One of my fellow drivers is an old man. His name is not Peanuts, but that is how I will refer to him.
Peanuts wears his hair tight, salty and old school. He walks slowly and won't do any heavy work. For the last couple of years, the company has kept Peanuts around to do weekly routes in the suburbs that don't pay much. But Peanuts doesn't need to make much.

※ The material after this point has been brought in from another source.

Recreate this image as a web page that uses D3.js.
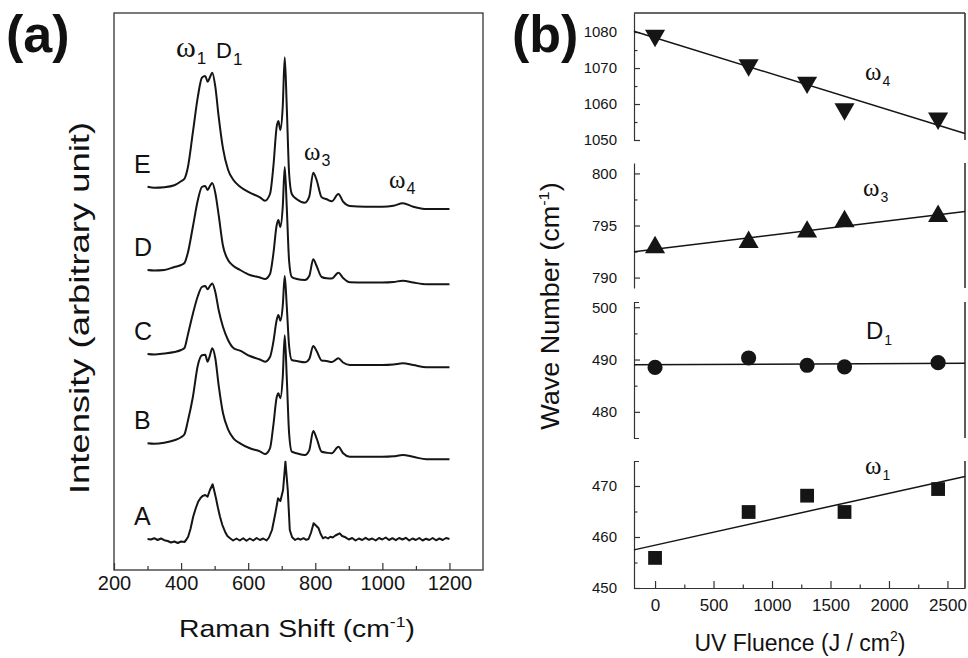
<!DOCTYPE html>
<html>
<head>
<meta charset="utf-8">
<script src="https://cdn.jsdelivr.net/npm/d3@7"></script>
<style>
  body { margin: 0; background: #fff; }
  svg { display: block; }
  text { font-family: "Liberation Sans", Arial, sans-serif; fill: #111; }
</style>
</head>
<body>
<div id="chart"></div>
<script>
// ---- panel (a): Raman spectra, net intensity above each trace's offset (a.u.)
const shifts = [300, 320, 350, 380, 400, 410, 420, 435, 450, 462, 472, 479, 486, 493, 502, 512, 525, 540, 556, 576,
  605, 635, 650, 665, 675, 685, 690, 696, 703, 709, 715, 722, 730, 745, 769, 782, 794, 804, 819, 834,
  849, 869, 883, 903, 950, 1000, 1033, 1061, 1092, 1132, 1170, 1200];

const spectrumE = [0, -1, -0.5, 1.5, 5.5, 8, 19, 54, 90, 109, 110.7, 105, 109.4, 114, 100, 70, 38, 17, 6.7, 0,
  -6, -10.6, -14, -7.3, 20, 60, 65.7, 56.7, 80, 129.4, 80, 13.4, -7.3, -12.6, -16, -10, 14, 6.7, -10.6, -12.6,
  -14.6, -7.3, -15, -19.3, -20, -20, -19, -16.6, -20, -22.3, -22.3, -22.3];
const spectrumD = [0, -0.5, 0, 3, 5, 7, 17, 43, 70, 83, 84, 80, 84, 87, 77, 55, 24, 10, 4, 0,
  -5, -7.5, -9, -4, 16, 45, 50, 43, 63, 103, 63, 9, -7, -9, -10, -6, 10.7, 4, -7, -8.3,
  -8.5, -2.7, -8, -12.3, -12.5, -12.5, -12, -10.7, -12.5, -14.3, -14.3, -14.3];
const spectrumC = [0, -0.5, 0.5, 2, 4, 6, 19, 40, 58, 67, 68, 64.7, 68, 70.6, 62, 44, 27, 14, 6, 3.3,
  -2, -5.5, -7.7, -3, 12, 34, 39, 33.3, 48, 78, 48, 8, -6, -7, -8.3, -5, 8, 3, -6.5, -7,
  -8, -4.3, -8.5, -11, -11, -11, -10.5, -9.3, -11, -13.3, -13.3, -13.3];
const spectrumB = [0, -0.5, 0.5, 3, 6, 9, 22, 46, 78, 88, 88.5, 81.6, 88, 95, 85, 58, 30, 14, 5, 0,
  -5, -8, -10.7, -5, 18, 46, 50, 45, 66, 108, 66, 10, -8.4, -10, -11.7, -7, 12.3, 5, -8.5, -9.4,
  -10, -3.4, -10, -13.4, -13.5, -13.5, -13, -11.7, -13.5, -16, -16, -16];

// trace A is noisy, so it is read on its own finer grid
const shiftsA = [300, 310, 320, 330, 340, 350, 360, 370, 380, 390, 400, 410, 415, 421, 428, 436, 444, 451, 458, 464,
  472, 479, 486, 494, 499, 504, 510, 516, 523, 531, 538, 546, 555, 565, 575, 585, 595, 605, 615, 625,
  635, 645, 655, 662, 671, 681, 689, 696, 704, 711, 718, 724, 731, 740, 748, 756, 765, 773, 780, 787,
  795, 802, 810, 816, 823, 830, 838, 845, 852, 860, 866, 873, 880, 890, 900, 910, 920, 930, 940, 950,
  960, 970, 980, 990, 1000, 1010, 1020, 1030, 1040, 1050, 1060, 1070, 1080, 1090, 1100, 1110, 1120, 1130, 1140, 1150,
  1160, 1170, 1180, 1190, 1200];
const spectrumA = [0, -0.5, 0.8, -1, 0.5, -1.2, -2, -3.5, -2.5, -4, -2.5, -3, -1, 2.3, 10, 22.3, 31, 37.3, 41, 43,
  44, 42.3, 49, 54.7, 48, 40.7, 31, 22.3, 14, 7.3, 3, 0.7, -1.5, 0.5, -1.5, 0.8, -1.8, 0.5, -1.5, 1,
  -1, 0.5, -1.5, 1.5, 9, 25.7, 40.7, 38, 49, 77.3, 49, 9, 1.7, -1, 0.5, -0.7, 0.8, -0.8, 0, 6,
  15.7, 13.5, 10.7, 5, 0.7, 2, 0.5, 2.3, 1.5, 3.5, 4.5, 5.7, 3, 1.7, -0.5, 1, -1.5, 0.5, -1, 1.2,
  -0.8, 0.5, -1.5, 1, -0.5, 1.5, -1, 0.8, -1.2, 1, -0.5, 1.2, -1.5, 0.5, -1, 1, -1.5, 0.3, -1, 1,
  -1.3, 0.5, -1, 1, 0];

const traceLabels = ["A", "B", "C", "D", "E"];
const traceOffsets = [31, 126.7, 216, 300, 383.3];
const ramanTicks = [200, 400, 600, 800, 1000, 1200];
const ramanMinorTicks = [300, 500, 700, 900, 1100];

// ---- panel (b): peak positions vs UV fluence
const fluence = [0, 800, 1300, 1620, 2420];
const omega4 = [1079, 1070.8, 1066, 1058.6, 1056];
const omega3 = [792.9, 793.4, 794.4, 795.4, 795.9];
const peakD1 = [488.5, 490.3, 488.9, 488.6, 489.4];
const omega1 = [455.9, 464.9, 468.1, 464.9, 469.4];
const fluenceTicks = [0, 500, 1000, 1500, 2000, 2500];
const fluenceMinorTicks = [250, 750, 1250, 1750, 2250];

const svg = d3.select("#chart").append("svg").attr("width", 968).attr("height", 658);
const ink = "#151515";
const sans = "Liberation Sans, Arial, sans-serif";
const plain = d3.format("d");

// ================= panel (a)
const xa = d3.scaleLinear().domain([200, 1300]).range([114, 483]);
const ya = d3.scaleLinear().domain([0, 557]).range([570, 13]);

const gA = svg.append("g");

gA.append("rect")
  .attr("x", xa(200)).attr("y", ya(557))
  .attr("width", xa(1300) - xa(200)).attr("height", ya(0) - ya(557))
  .style("fill", "none").style("stroke", "#333").style("stroke-width", 1.3);

const axA = gA.append("g")
  .attr("transform", `translate(0,${ya(0)})`)
  .call(d3.axisBottom(xa).tickValues(ramanTicks).tickFormat(plain).tickSize(-7).tickPadding(6));
axA.select(".domain").remove();
axA.selectAll("text").style("font-size", "20px").style("font-family", sans).style("fill", ink);
axA.selectAll("line").style("stroke", "#333").style("stroke-width", 1.2);

const axAm = gA.append("g")
  .attr("transform", `translate(0,${ya(0)})`)
  .call(d3.axisBottom(xa).tickValues(ramanMinorTicks).tickSize(-4).tickFormat(""));
axAm.select(".domain").remove();
axAm.selectAll("line").style("stroke", "#333").style("stroke-width", 1.2);

const lineA = d3.line().x(d => xa(d[0])).y(d => ya(d[1]));
const smoothA = d3.line().x(d => xa(d[0])).y(d => ya(d[1])).curve(d3.curveMonotoneX);

const traces = [
  { xs: shiftsA, ys: spectrumA, gen: lineA },
  { xs: shifts, ys: spectrumB, gen: smoothA },
  { xs: shifts, ys: spectrumC, gen: smoothA },
  { xs: shifts, ys: spectrumD, gen: smoothA },
  { xs: shifts, ys: spectrumE, gen: smoothA },
];

traces.forEach((t, k) => {
  const pts = t.xs.map((s, i) => [s, t.ys[i] + traceOffsets[k]]);
  gA.append("path")
    .attr("d", t.gen(pts))
    .style("fill", "none")
    .style("stroke", ink)
    .style("stroke-width", 2)
    .style("stroke-linejoin", "round");

  gA.append("text")
    .attr("x", 134)
    .attr("y", ya(traceOffsets[k]) - 14)
    .style("font-size", "25px")
    .text(traceLabels[k]);
});

// peak labels
function peakLabel(g, x, y, sym, sub, symSize, subSize, serif) {
  const t = g.append("text").attr("x", x).attr("y", y);
  t.append("tspan")
    .style("font-family", serif ? "Liberation Serif, serif" : sans)
    .style("font-size", symSize + "px")
    .text(sym);
  t.append("tspan")
    .attr("dy", subSize * 0.4)
    .attr("dx", 1)
    .style("font-size", subSize + "px")
    .text(sub);
}
peakLabel(gA, 176, 57, "\u03c9", "1", 30, 17, true);
peakLabel(gA, 216, 58, "D", "1", 22, 17, false);
peakLabel(gA, 304, 160, "\u03c9", "3", 25, 16, true);
peakLabel(gA, 389, 188, "\u03c9", "4", 25, 16, true);

// axis titles
const titleA = svg.append("text")
  .attr("text-anchor", "middle")
  .attr("transform", "translate(297,637) scale(1.18,1)")
  .style("font-size", "24px");
titleA.append("tspan").text("Raman Shift (cm");
titleA.append("tspan").attr("dy", -10).style("font-size", "15px").text("-1");
titleA.append("tspan").attr("dy", 10).text(")");

svg.append("text")
  .attr("text-anchor", "middle")
  .attr("transform", "translate(89,308) rotate(-90) scale(1.3,1)")
  .style("font-size", "28px")
  .text("Intensity (arbitrary unit)");

svg.append("text").attr("x", 6).attr("y", 52)
  .style("font-size", "52px").style("font-weight", "bold").text("(a)");

// ================= panel (b)
const xb = d3.scaleLinear().domain([-180, 2650]).range([634, 965]);
const gB = svg.append("g");

const subplots = [
  { ys: omega4, domain: [1050, 1085.3], range: [140, 13], ticks: [1050, 1060, 1070, 1080], minor: [1055, 1065, 1075],
    symbol: d3.symbolTriangle, size: 175, rotate: 180, cap: 0, label: ["\u03c9", "4"], lx: 865, ly: 80 },
  { ys: omega3, domain: [789, 801], range: [288, 163], ticks: [790, 795, 800], minor: [792.5, 797.5],
    symbol: d3.symbolTriangle, size: 175, rotate: 0, cap: 0, label: ["\u03c9", "3"], lx: 863, ly: 196 },
  { ys: peakD1, domain: [475, 501], range: [438, 302], ticks: [480, 490, 500], minor: [485, 495],
    symbol: d3.symbolCircle, size: 180, rotate: 0, cap: -5, label: ["D", "1"], lx: 866, ly: 339 },
  { ys: omega1, domain: [450, 474.9], range: [588, 461], ticks: [450, 460, 470], minor: [455, 465],
    symbol: d3.symbolSquare, size: 190, rotate: 0, cap: -5, label: ["\u03c9", "1"], lx: 865, ly: 474 },
];

subplots.forEach(p => {
  const yb = d3.scaleLinear().domain(p.domain).range(p.range);

  const ax = gB.append("g")
    .attr("transform", `translate(${xb.range()[0]},0)`)
    .call(d3.axisLeft(yb).tickValues(p.ticks).tickFormat(plain).tickSizeInner(-6).tickSizeOuter(p.cap).tickPadding(17));
  ax.selectAll("text").style("font-size", "15px").style("font-family", sans).style("fill", ink);
  ax.selectAll("line, path").style("stroke", "#333").style("stroke-width", 1.2);

  const axm = gB.append("g")
    .attr("transform", `translate(${xb.range()[0]},0)`)
    .call(d3.axisLeft(yb).tickValues(p.minor).tickSize(-3.5).tickFormat(""));
  axm.select(".domain").remove();
  axm.selectAll("line").style("stroke", "#333").style("stroke-width", 1.2);

  // right border
  gB.append("line")
    .attr("x1", xb.range()[1]).attr("x2", xb.range()[1])
    .attr("y1", yb.range()[0]).attr("y2", yb.range()[1])
    .style("stroke", "#333").style("stroke-width", 1.6);

  // least-squares fit line
  const mx = d3.mean(fluence), my = d3.mean(p.ys);
  const slope = d3.sum(fluence, (f, i) => (f - mx) * (p.ys[i] - my)) / d3.sum(fluence, f => (f - mx) ** 2);
  const fit = xb.domain().map(f => [f, my + slope * (f - mx)]);
  gB.append("path")
    .attr("d", d3.line().x(d => xb(d[0])).y(d => yb(d[1]))(fit))
    .style("fill", "none").style("stroke", ink).style("stroke-width", 1.5);

  gB.selectAll(null)
    .data(fluence)
    .enter()
    .append("path")
    .attr("d", d3.symbol().type(p.symbol).size(p.size))
    .attr("transform", (f, i) => `translate(${xb(f)},${yb(p.ys[i])}) rotate(${p.rotate})`)
    .style("fill", ink);

  const isD = p.label[0] === "D";
  peakLabel(gB, p.lx, p.ly, p.label[0], p.label[1], isD ? 24 : 25, 14, !isD);
});

// top border of upper plot
gB.append("line")
  .attr("x1", xb.range()[0]).attr("x2", xb.range()[1])
  .attr("y1", 13).attr("y2", 13)
  .style("stroke", "#333").style("stroke-width", 1.3);

const axB = gB.append("g")
  .attr("transform", "translate(0,588)")
  .call(d3.axisBottom(xb).tickValues(fluenceTicks).tickFormat(plain).tickSizeInner(-7).tickSizeOuter(0).tickPadding(11));
axB.selectAll("text").style("font-size", "17px").style("font-family", sans).style("fill", ink);
axB.selectAll("line, path").style("stroke", "#333").style("stroke-width", 1.2);

const axBm = gB.append("g")
  .attr("transform", "translate(0,588)")
  .call(d3.axisBottom(xb).tickValues(fluenceMinorTicks).tickSize(-3.5).tickFormat(""));
axBm.select(".domain").remove();
axBm.selectAll("line").style("stroke", "#333").style("stroke-width", 1.2);

const titleB = svg.append("text")
  .attr("text-anchor", "middle")
  .attr("x", 800).attr("y", 651)
  .style("font-size", "23px");
titleB.append("tspan").text("UV Fluence (J / cm");
titleB.append("tspan").attr("dy", -10).style("font-size", "14px").text("2");
titleB.append("tspan").attr("dy", 10).text(")");

const ylabB = svg.append("text")
  .attr("text-anchor", "middle")
  .attr("transform", "translate(559,306) rotate(-90) scale(1.08,1)")
  .style("font-size", "25px");
ylabB.append("tspan").text("Wave Number (cm");
ylabB.append("tspan").attr("dy", -10).style("font-size", "15px").text("-1");
ylabB.append("tspan").attr("dy", 10).text(")");

svg.append("text").attr("x", 512).attr("y", 52)
  .style("font-size", "52px").style("font-weight", "bold").text("(b)");
</script>
</body>
</html>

Sometimes Peanuts gets lost. This leads to angry clients calling my boss. My boss is not named Wroth, but that is how I will refer to him. When deliveries are late, clients feel entitled to talk to Wroth like he is an idiot. This upsets Wroth, who then feels entitled to talk to Peanuts like he is an idiot. It is lovely and similar to the Reaganomics' trickle-down effect.
Yesterday, Peanuts got lost during a round trip pick up and delivery between Western Springs and Tinley Park. He had been driving around for two hours looking for the pick up. Peanuts had been there before and often, usually once a week. But dementia isn't concerned with facts.
Wroth had me go down to Tinley Park to do the second half of Peanut's work. I don't mind getting the hell out of town for work. Even if it doesn't pay that well, I enjoy the illusion of a two hour vacation from the angry, sludgy city.
From Tinley Park I decided to take a different way up to Western Springs. I got lost in the woods and snow-covered sloughs, and I liked it. It reminded me of rural Iowa where my grandfather built a home and went crazy. His name was not Clunker, but that's how everyone referred to him.
Eventually I dropped off the package and headed back to the office, where I tried to prepare for the class I was to teach that night. But I couldn't concentrate.
Wroth was on the phone screaming at Peanuts.
"PEANUTS!! YOU NEED TO FUCKIN' TELL ME WHERE YOU FUCKIN' ARE!!"
Apparently, Peanuts was still lost. Wroth was losing his mind.
"FIND A FUCKIN' GAS STATION AND GIVE THE FUCKIN' PHONE TO SOMEONE WHO CAN FUCKIN' TELL ME WHERE THE FUCK YOU ARE!!"
The conservation ended abruptly, with Wroth turning to me.
"Un-fucking-believable!"
The phone kept ringing.
"I'M TRYING TO FUCKIN' HELP YOU!"
"83 ENDS AT OGDEN*, YOU IDIOT!!!"
"TELL ME WHERE YOU FUCKIN' ARE SO I CAN FUCKIN' HELP YOU!!"
It went on and on.
Peanuts drove around yesterday for five hours, but never picked up the documents.
"YOU'VE BEEN DRIVING AROUND FOR FIVE FUCKIN' HOURS!! WHERE THE FUCK ARE YOU, PEANUTS?!!?"
The screaming.
The berating.
I pictured Clunker trying to do Peanuts' job. Driving through the snowy, faceless suburbs in confused somnambulism. Something tells me Clunker would have eventually found the office and punched Wroth in the face.
Unless I do something rash like that, I will soon be one of two drivers at this miserable, dead end job in a dying profession under a hot-headed boss.